No one knows for sure. But some historians insist that the show dates from the 1840s, when Charles Babbage was engaged in his pioneering work. It is universally acknowledged that his Analytical Engine is the undoubted precursor of today's computers.

It's true that it did not have the familiar screen and keyboard, but it was bulky, expensive, difficult to operate and it rarely worked. What's more, successive governments, convinced of its potential, invested pound;17,000 of public funds (a fortune at that time) before coming to the reluctant decision that the engine didn't measure up to Babbage's claims.

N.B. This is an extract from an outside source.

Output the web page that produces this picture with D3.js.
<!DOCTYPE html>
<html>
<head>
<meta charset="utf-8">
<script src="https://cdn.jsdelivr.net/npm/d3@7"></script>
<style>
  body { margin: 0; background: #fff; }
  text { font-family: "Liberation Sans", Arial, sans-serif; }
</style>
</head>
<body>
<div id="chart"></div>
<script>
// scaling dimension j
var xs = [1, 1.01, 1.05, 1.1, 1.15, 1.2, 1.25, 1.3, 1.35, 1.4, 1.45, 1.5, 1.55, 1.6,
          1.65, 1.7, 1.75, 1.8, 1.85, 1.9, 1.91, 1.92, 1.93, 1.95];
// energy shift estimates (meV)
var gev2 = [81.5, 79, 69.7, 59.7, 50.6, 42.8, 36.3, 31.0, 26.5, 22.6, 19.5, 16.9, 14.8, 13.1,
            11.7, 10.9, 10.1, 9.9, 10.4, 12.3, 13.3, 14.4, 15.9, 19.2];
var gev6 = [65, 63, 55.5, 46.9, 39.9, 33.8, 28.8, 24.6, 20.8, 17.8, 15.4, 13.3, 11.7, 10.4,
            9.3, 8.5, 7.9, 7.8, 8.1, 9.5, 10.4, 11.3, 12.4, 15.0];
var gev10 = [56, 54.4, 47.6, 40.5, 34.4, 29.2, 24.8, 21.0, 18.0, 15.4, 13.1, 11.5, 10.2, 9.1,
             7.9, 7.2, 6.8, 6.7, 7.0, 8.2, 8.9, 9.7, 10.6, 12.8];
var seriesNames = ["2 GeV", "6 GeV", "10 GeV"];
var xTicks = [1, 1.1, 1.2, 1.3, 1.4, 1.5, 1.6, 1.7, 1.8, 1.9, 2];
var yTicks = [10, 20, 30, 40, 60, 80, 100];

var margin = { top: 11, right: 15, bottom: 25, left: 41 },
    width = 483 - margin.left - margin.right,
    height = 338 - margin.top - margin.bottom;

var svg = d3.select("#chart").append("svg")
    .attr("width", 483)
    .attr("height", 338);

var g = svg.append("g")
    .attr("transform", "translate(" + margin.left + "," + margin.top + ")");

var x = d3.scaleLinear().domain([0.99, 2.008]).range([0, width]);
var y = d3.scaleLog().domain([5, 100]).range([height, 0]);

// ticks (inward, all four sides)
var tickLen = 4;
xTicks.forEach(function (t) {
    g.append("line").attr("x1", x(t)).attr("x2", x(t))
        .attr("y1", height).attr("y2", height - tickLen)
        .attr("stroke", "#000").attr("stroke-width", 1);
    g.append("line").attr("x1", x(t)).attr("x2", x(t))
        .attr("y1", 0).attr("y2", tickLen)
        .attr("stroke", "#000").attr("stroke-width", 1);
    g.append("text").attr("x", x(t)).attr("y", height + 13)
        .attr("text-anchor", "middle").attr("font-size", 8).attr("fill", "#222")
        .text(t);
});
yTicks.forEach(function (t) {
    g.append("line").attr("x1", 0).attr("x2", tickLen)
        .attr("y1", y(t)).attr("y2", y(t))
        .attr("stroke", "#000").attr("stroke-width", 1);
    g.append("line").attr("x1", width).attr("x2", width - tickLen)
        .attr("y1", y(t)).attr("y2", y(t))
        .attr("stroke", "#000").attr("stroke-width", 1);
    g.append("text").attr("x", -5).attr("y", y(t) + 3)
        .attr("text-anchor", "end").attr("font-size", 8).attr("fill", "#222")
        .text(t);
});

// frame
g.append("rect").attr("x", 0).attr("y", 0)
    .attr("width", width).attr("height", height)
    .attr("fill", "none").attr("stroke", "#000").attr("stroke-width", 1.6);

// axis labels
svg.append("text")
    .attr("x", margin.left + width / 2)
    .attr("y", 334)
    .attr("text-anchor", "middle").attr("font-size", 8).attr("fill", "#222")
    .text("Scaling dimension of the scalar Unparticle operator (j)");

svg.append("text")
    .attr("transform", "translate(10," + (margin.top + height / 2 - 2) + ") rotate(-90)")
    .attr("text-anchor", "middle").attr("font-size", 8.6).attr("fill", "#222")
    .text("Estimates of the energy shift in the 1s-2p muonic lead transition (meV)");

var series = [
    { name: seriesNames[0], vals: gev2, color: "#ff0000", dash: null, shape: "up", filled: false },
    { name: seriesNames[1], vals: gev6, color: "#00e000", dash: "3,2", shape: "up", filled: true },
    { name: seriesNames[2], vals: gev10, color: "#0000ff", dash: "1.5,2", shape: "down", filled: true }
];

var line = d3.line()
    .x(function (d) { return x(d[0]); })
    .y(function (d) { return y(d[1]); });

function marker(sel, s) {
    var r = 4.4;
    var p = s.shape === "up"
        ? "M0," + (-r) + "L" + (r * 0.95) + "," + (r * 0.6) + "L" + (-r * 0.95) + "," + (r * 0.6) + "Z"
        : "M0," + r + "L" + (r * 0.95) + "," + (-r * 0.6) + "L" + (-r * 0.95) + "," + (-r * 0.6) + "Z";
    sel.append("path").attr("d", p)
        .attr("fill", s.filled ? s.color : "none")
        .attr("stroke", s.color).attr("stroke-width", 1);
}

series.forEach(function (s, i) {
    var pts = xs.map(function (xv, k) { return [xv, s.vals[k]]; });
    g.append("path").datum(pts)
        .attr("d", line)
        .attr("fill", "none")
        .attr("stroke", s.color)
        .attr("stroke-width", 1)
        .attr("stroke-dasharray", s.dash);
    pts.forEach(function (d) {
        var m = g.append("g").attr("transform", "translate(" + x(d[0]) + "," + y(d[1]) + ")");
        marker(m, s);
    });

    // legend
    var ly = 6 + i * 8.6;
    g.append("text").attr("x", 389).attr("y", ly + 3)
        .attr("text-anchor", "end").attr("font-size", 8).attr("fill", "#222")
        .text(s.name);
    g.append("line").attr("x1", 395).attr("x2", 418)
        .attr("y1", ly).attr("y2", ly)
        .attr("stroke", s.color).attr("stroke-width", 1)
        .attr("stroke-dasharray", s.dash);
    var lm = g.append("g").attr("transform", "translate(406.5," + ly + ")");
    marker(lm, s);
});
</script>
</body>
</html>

He is rightly celebrated, but his equally industrious wife is often overlooked by historians. While her husband slaved over the hardware, she devoted herself tirelessly to establishing the first Analytical Engine Show. Her grandiose plan was to create a fairground where teachers, attracted from the length and breadth of the empire, could be bombarded with ridiculously extravagant claims about the educational benefits of the heap of scrap metal that her husband stored in the back bedroom.

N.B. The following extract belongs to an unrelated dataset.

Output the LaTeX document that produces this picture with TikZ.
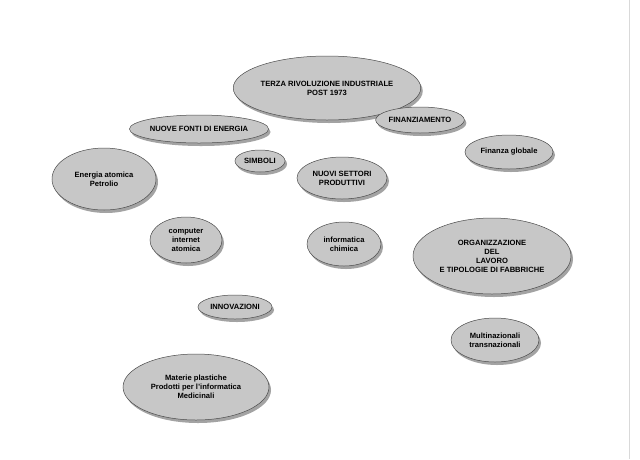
\documentclass[tikz,border=0pt]{standalone}
\usepackage{fontspec}
\setmainfont{Liberation Sans}
\usetikzlibrary{shapes.geometric,shadows,backgrounds}
\begin{document}
\begin{tikzpicture}[x=1pt,y=-1pt,
  el/.style={ellipse,draw=black!70,line width=0.5pt,fill=black!22,inner sep=0pt,
    drop shadow={shadow xshift=2pt,shadow yshift=-3pt,fill=black!45,opacity=0.8},
    font=\fontsize{7.6}{9}\selectfont\bfseries,align=center},
  ln/.style={draw=black!45,line width=0.5pt}]
\useasboundingbox[fill=white] (0,0) rectangle (640,459);
\draw[black!15] (629,0) -- (629,459);
\node[el,minimum width=182,minimum height=64] (top) at (327,88) {TERZA RIVOLUZIONE INDUSTRIALE\\POST 1973};
\node[el,minimum width=134,minimum height=28] (fonti) at (199,129) {NUOVE FONTI DI ENERGIA};
\node[el,minimum width=88,minimum height=26] (fin) at (420,120) {FINANZIAMENTO};
\node[el,minimum width=88,minimum height=34] (fg) at (509,152) {Finanza globale};
\node[el,minimum width=104,minimum height=62] (en) at (104,179) {Energia atomica\\Petrolio};
\node[el,minimum width=50,minimum height=22] (sim) at (260,161) {SIMBOLI};
\node[el,minimum width=90,minimum height=42] (set) at (342,178) {NUOVI SETTORI\\PRODUTTIVI};
\node[el,minimum width=72,minimum height=46] (comp) at (186,240) {computer\\internet\\atomica};
\node[el,minimum width=74,minimum height=44] (inf) at (344,244) {informatica\\chimica};
\node[el,minimum width=158,minimum height=76] (org) at (492,256) {ORGANIZZAZIONE\\DEL\\LAVORO\\E TIPOLOGIE DI FABBRICHE};
\node[el,minimum width=74,minimum height=24] (inn) at (235,307) {INNOVAZIONI};
\node[el,minimum width=88,minimum height=44] (mul) at (495,340) {Multinazionali\\transnazionali};
\node[el,minimum width=146,minimum height=66] (mat) at (196,387) {Materie plastiche\\Prodotti per l'informatica\\Medicinali};
\begin{scope}[on background layer]
\draw[ln] (top) -- (fonti);
\draw[ln] (top) -- (fin);
\draw[ln] (fin) -- (fg);
\draw[ln] (fonti) -- (en);
\draw[ln] (top) -- (sim);
\draw[ln] (sim) -- (comp);
\draw[ln] (top) -- (set);
\draw[ln] (set) -- (inf);
\draw[ln] (top) -- (inn);
\draw[ln] (inn) -- (mat);
\draw[ln] (top) -- (org);
\draw[ln] (org) -- (mul);
\end{scope}
\end{tikzpicture}
\end{document}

Betty (for that was her name) only had two visitors to her first show - Charles, and a man from the government demanding a refund of pound;17,000. She made them queue for a cup of appalling coffee and issued them with a bag full of literature which they would never read.

Why do visitors to Bett accumulate so much advertising literature?

No one knows for sure. But some staff and pupils use it as raw material for papier mache. They busily fashion detailed replicas of the hardware that the school couldn't possibly afford to buy.

A network of papier mache PCs can look very convincing viewed from a distance - which is exactly how most prospective parents and visiting VIPs choose to view a school's ICT resources.

It has also been argued that the 70 per cent of the teaching profession who refuse to have anything to do with new technology prefer having papier mache hardware to the real thing. It never works, which these teachers find reassuring as it confirms their most deep-seated prejudices.

How do so many teachers manage to get to the Bett show every year?

No one knows for sure. But some schools, it seems, recognise that it offers a unique opportunity to enjoy the best in-service training at minimum cost.

At other schools, teachers have to resort to subterfuge. Indeed, some visitors at this year's show will be assiduously collecting brochures, fliers and catalogues. Over the coming year, they will use their highly developed skills in papier mache to produce life-like duplicates of themselves, which they will leave in their classrooms so that they can sneak off for at least one day at Bett 2000. Mrs Babbage would have been thrilled.